From the time they traded up to select him in the third round of the 2019 draft, the Bears have talked up rookie running back David Montgomery to be the missing element to their offense, a complete back with feature qualities in the vein of what Nagy had with Kareem Hunt when with the Chiefs.
Montgomery made the most of his ridiculously low seven touches in his NFL debut Thursday with one nice run, one big catch (27 yards) and 45 impressive scrimmage yards total. But Chicago forced work for receiving/gadget back Tariq Cohen and swing backup Mike Davis. Two-back formations with them were unnecessary. Even worse was trying to run with wide receiver/return man Cordarrelle Patterson on a critical third-and-short in the first half.

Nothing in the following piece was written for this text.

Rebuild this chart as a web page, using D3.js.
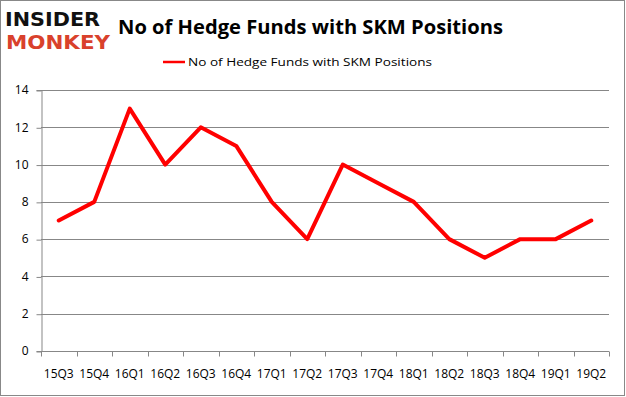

Note that while Montgomery was an all-around upgrade from Jordan Howard, veteran newcomers Davis and Patterson were added to last season's overhaul — wide receivers Allen Robinson, Taylor Gabriel and Anthony Miller — and No. 2 tight end Adam Shaheen, now healthy, was more in the mix.
Nagy earned his offensive chops working with Andy Reid in Kansas City, and at 41 he is lumped in with the young offensive wunderkind coaches who worked in the vicinity of Sean McVay, such as his Packers counterpart, Matt LaFleur.
Reid, though, isn't going crazy with schemes for the players around Mahomes. The principles are one back, one fast wide receiver and one special tight end doing most of the damage and the remaining production coming from favorable matchups created by the attention those core players receive. McVay runs and throws short often with Todd Gurley and has Jared Goff funnel the ball mostly to three wideouts downfield in his system.
Reid and McVay are more in tune with what their quarterbacks can and can't do and adjust to them. Nagy is a creative designer of plays, but Trubisky needs things to be streamlined. As much as Trubisky is new to starting games, Nagy is still finding his way as a play-caller.
Robinson is the go-to No. 1 wide receiver and was treated that way in the opener. It's OK if Trubisky needs to connect with him a lot more than the rest. When Burton comes back, presumably in Week 2 at Denver, he needs to be involved like a No. 2 target as Nagy's version of Travis Kelce. Throwing more to Miller in the slot makes sense, too.
That also means having Cohen and Davis become more limited change-of-pace backs who spell Montgomery in specific situations rather than randomly rotate with him. Montgomery is young, fresh, powerful and elusive. Give him 20-plus touches a game and make it OK for Trubisky to go full checkdown mode with him on early downs if needed.
The Bears have a top-half offensive line with good pass protection skills, but like other groups it can be had by solid edge rushers, as Packers newcomers Za'Darius Smith and Preston Smith showed. The task will be tougher in Week 2 against Von Miller, Bradley Chubb and familiar sideline foe Vic Fangio. Trubisky needs the coaching help, stat, with the season at an early crossroads.
Trubisky did much in Year 2 to make it seem as though his development had accelerated, but the truth is, he's not yet there as the Neo to this Matrix. The Bears are fortunate in that they can still win a lot of games in 2019 if he's just solid.
The Chiefs and Rams have to get spectacular play more often than not from their QBs and offenses because of their holes on defense. The Bears have the luxury of not having to put an undue burden on Trubisky.
Less can be more. Trying to confuse defenses with permutations doesn't help when it's also flummoxing your quarterback.